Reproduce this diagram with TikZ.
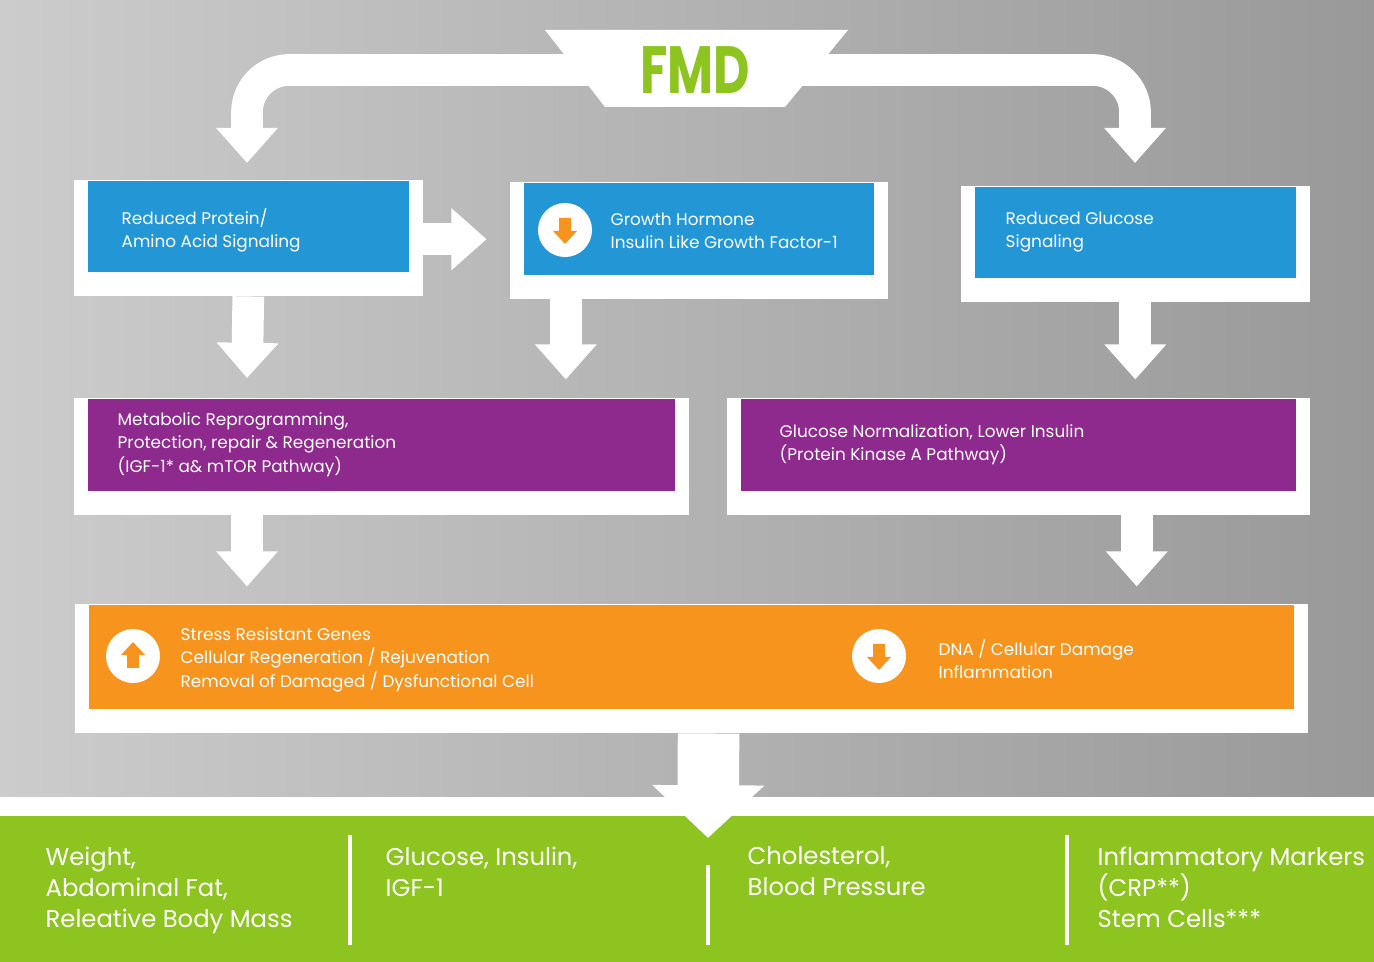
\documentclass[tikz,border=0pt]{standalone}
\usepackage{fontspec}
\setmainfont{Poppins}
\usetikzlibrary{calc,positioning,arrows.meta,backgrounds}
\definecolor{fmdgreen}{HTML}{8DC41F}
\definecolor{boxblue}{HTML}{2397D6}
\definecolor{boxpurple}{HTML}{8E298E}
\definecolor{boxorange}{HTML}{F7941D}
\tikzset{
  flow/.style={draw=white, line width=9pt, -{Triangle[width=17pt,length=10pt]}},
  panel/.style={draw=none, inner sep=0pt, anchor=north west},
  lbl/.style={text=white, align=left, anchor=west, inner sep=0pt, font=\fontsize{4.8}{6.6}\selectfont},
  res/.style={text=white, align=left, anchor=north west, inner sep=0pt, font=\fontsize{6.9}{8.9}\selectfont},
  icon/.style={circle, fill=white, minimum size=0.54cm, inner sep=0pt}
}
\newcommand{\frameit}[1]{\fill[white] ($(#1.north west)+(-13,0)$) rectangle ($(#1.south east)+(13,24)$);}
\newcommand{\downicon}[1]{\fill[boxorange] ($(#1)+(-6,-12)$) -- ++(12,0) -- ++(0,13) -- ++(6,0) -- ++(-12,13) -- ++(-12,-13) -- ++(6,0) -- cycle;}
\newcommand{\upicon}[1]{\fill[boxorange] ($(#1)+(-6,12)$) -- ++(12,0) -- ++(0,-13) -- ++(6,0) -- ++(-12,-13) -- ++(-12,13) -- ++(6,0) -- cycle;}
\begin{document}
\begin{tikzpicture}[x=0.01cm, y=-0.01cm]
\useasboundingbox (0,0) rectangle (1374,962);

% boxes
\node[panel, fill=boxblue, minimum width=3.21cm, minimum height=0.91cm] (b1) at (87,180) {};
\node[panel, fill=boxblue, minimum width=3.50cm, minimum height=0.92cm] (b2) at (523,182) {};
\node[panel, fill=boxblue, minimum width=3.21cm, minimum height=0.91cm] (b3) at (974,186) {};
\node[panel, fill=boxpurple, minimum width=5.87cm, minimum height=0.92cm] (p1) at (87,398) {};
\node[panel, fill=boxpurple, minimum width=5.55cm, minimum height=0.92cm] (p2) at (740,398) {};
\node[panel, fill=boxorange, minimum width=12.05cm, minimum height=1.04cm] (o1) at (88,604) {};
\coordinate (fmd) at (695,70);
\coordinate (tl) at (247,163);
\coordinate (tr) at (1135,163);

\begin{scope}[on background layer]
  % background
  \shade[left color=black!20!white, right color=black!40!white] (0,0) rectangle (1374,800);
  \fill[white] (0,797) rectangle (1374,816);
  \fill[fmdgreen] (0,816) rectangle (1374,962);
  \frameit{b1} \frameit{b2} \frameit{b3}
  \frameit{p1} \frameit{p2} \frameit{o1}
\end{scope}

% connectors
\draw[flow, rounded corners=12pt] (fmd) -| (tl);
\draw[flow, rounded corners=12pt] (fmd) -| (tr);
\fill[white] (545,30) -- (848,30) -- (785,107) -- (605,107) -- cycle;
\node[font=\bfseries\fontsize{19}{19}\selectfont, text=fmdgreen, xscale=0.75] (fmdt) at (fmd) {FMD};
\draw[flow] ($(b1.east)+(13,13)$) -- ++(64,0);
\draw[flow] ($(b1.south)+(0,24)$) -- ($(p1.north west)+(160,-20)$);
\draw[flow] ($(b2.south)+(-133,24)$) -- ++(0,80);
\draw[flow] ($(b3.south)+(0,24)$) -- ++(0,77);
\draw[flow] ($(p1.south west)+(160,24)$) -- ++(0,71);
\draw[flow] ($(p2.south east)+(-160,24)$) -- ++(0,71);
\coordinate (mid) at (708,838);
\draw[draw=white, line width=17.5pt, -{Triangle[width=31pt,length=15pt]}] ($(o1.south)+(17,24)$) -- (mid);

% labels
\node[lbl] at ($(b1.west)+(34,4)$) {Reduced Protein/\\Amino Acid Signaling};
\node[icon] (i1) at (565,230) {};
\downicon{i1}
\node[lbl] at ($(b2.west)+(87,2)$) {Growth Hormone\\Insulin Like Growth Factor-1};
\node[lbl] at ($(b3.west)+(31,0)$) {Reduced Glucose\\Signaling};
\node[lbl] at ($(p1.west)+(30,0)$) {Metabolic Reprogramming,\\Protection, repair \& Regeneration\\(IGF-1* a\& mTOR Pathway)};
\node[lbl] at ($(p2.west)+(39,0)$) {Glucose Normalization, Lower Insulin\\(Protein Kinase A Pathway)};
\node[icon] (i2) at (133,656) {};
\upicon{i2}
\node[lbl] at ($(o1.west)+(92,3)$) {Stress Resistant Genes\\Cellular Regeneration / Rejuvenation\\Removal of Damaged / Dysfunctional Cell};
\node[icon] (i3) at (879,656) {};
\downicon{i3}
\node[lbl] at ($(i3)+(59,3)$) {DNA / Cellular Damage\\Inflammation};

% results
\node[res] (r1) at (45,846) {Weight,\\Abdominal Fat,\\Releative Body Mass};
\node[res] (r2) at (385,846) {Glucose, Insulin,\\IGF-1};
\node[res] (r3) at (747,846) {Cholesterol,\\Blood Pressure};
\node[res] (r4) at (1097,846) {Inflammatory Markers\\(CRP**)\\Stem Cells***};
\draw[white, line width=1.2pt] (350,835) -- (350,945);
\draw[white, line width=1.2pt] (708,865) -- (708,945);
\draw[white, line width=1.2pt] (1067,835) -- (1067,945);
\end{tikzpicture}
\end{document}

————

▶ [JOB] Without the pictures, write out the whole listing above exactly as it appears.

▶ [COMPLETED TASK]
Reproduce this diagram with TikZ.
\documentclass[tikz,border=0pt]{standalone}
\usepackage{fontspec}
\setmainfont{Poppins}
\usetikzlibrary{calc,positioning,arrows.meta,backgrounds}
\definecolor{fmdgreen}{HTML}{8DC41F}
\definecolor{boxblue}{HTML}{2397D6}
\definecolor{boxpurple}{HTML}{8E298E}
\definecolor{boxorange}{HTML}{F7941D}
\tikzset{
  flow/.style={draw=white, line width=9pt, -{Triangle[width=17pt,length=10pt]}},
  panel/.style={draw=none, inner sep=0pt, anchor=north west},
  lbl/.style={text=white, align=left, anchor=west, inner sep=0pt, font=\fontsize{4.8}{6.6}\selectfont},
  res/.style={text=white, align=left, anchor=north west, inner sep=0pt, font=\fontsize{6.9}{8.9}\selectfont},
  icon/.style={circle, fill=white, minimum size=0.54cm, inner sep=0pt}
}
\newcommand{\frameit}[1]{\fill[white] ($(#1.north west)+(-13,0)$) rectangle ($(#1.south east)+(13,24)$);}
\newcommand{\downicon}[1]{\fill[boxorange] ($(#1)+(-6,-12)$) -- ++(12,0) -- ++(0,13) -- ++(6,0) -- ++(-12,13) -- ++(-12,-13) -- ++(6,0) -- cycle;}
\newcommand{\upicon}[1]{\fill[boxorange] ($(#1)+(-6,12)$) -- ++(12,0) -- ++(0,-13) -- ++(6,0) -- ++(-12,-13) -- ++(-12,13) -- ++(6,0) -- cycle;}
\begin{document}
\begin{tikzpicture}[x=0.01cm, y=-0.01cm]
\useasboundingbox (0,0) rectangle (1374,962);

% boxes
\node[panel, fill=boxblue, minimum width=3.21cm, minimum height=0.91cm] (b1) at (87,180) {};
\node[panel, fill=boxblue, minimum width=3.50cm, minimum height=0.92cm] (b2) at (523,182) {};
\node[panel, fill=boxblue, minimum width=3.21cm, minimum height=0.91cm] (b3) at (974,186) {};
\node[panel, fill=boxpurple, minimum width=5.87cm, minimum height=0.92cm] (p1) at (87,398) {};
\node[panel, fill=boxpurple, minimum width=5.55cm, minimum height=0.92cm] (p2) at (740,398) {};
\node[panel, fill=boxorange, minimum width=12.05cm, minimum height=1.04cm] (o1) at (88,604) {};
\coordinate (fmd) at (695,70);
\coordinate (tl) at (247,163);
\coordinate (tr) at (1135,163);

\begin{scope}[on background layer]
  % background
  \shade[left color=black!20!white, right color=black!40!white] (0,0) rectangle (1374,800);
  \fill[white] (0,797) rectangle (1374,816);
  \fill[fmdgreen] (0,816) rectangle (1374,962);
  \frameit{b1} \frameit{b2} \frameit{b3}
  \frameit{p1} \frameit{p2} \frameit{o1}
\end{scope}

% connectors
\draw[flow, rounded corners=12pt] (fmd) -| (tl);
\draw[flow, rounded corners=12pt] (fmd) -| (tr);
\fill[white] (545,30) -- (848,30) -- (785,107) -- (605,107) -- cycle;
\node[font=\bfseries\fontsize{19}{19}\selectfont, text=fmdgreen, xscale=0.75] (fmdt) at (fmd) {FMD};
\draw[flow] ($(b1.east)+(13,13)$) -- ++(64,0);
\draw[flow] ($(b1.south)+(0,24)$) -- ($(p1.north west)+(160,-20)$);
\draw[flow] ($(b2.south)+(-133,24)$) -- ++(0,80);
\draw[flow] ($(b3.south)+(0,24)$) -- ++(0,77);
\draw[flow] ($(p1.south west)+(160,24)$) -- ++(0,71);
\draw[flow] ($(p2.south east)+(-160,24)$) -- ++(0,71);
\coordinate (mid) at (708,838);
\draw[draw=white, line width=17.5pt, -{Triangle[width=31pt,length=15pt]}] ($(o1.south)+(17,24)$) -- (mid);

% labels
\node[lbl] at ($(b1.west)+(34,4)$) {Reduced Protein/\\Amino Acid Signaling};
\node[icon] (i1) at (565,230) {};
\downicon{i1}
\node[lbl] at ($(b2.west)+(87,2)$) {Growth Hormone\\Insulin Like Growth Factor-1};
\node[lbl] at ($(b3.west)+(31,0)$) {Reduced Glucose\\Signaling};
\node[lbl] at ($(p1.west)+(30,0)$) {Metabolic Reprogramming,\\Protection, repair \& Regeneration\\(IGF-1* a\& mTOR Pathway)};
\node[lbl] at ($(p2.west)+(39,0)$) {Glucose Normalization, Lower Insulin\\(Protein Kinase A Pathway)};
\node[icon] (i2) at (133,656) {};
\upicon{i2}
\node[lbl] at ($(o1.west)+(92,3)$) {Stress Resistant Genes\\Cellular Regeneration / Rejuvenation\\Removal of Damaged / Dysfunctional Cell};
\node[icon] (i3) at (879,656) {};
\downicon{i3}
\node[lbl] at ($(i3)+(59,3)$) {DNA / Cellular Damage\\Inflammation};

% results
\node[res] (r1) at (45,846) {Weight,\\Abdominal Fat,\\Releative Body Mass};
\node[res] (r2) at (385,846) {Glucose, Insulin,\\IGF-1};
\node[res] (r3) at (747,846) {Cholesterol,\\Blood Pressure};
\node[res] (r4) at (1097,846) {Inflammatory Markers\\(CRP**)\\Stem Cells***};
\draw[white, line width=1.2pt] (350,835) -- (350,945);
\draw[white, line width=1.2pt] (708,865) -- (708,945);
\draw[white, line width=1.2pt] (1067,835) -- (1067,945);
\end{tikzpicture}
\end{document}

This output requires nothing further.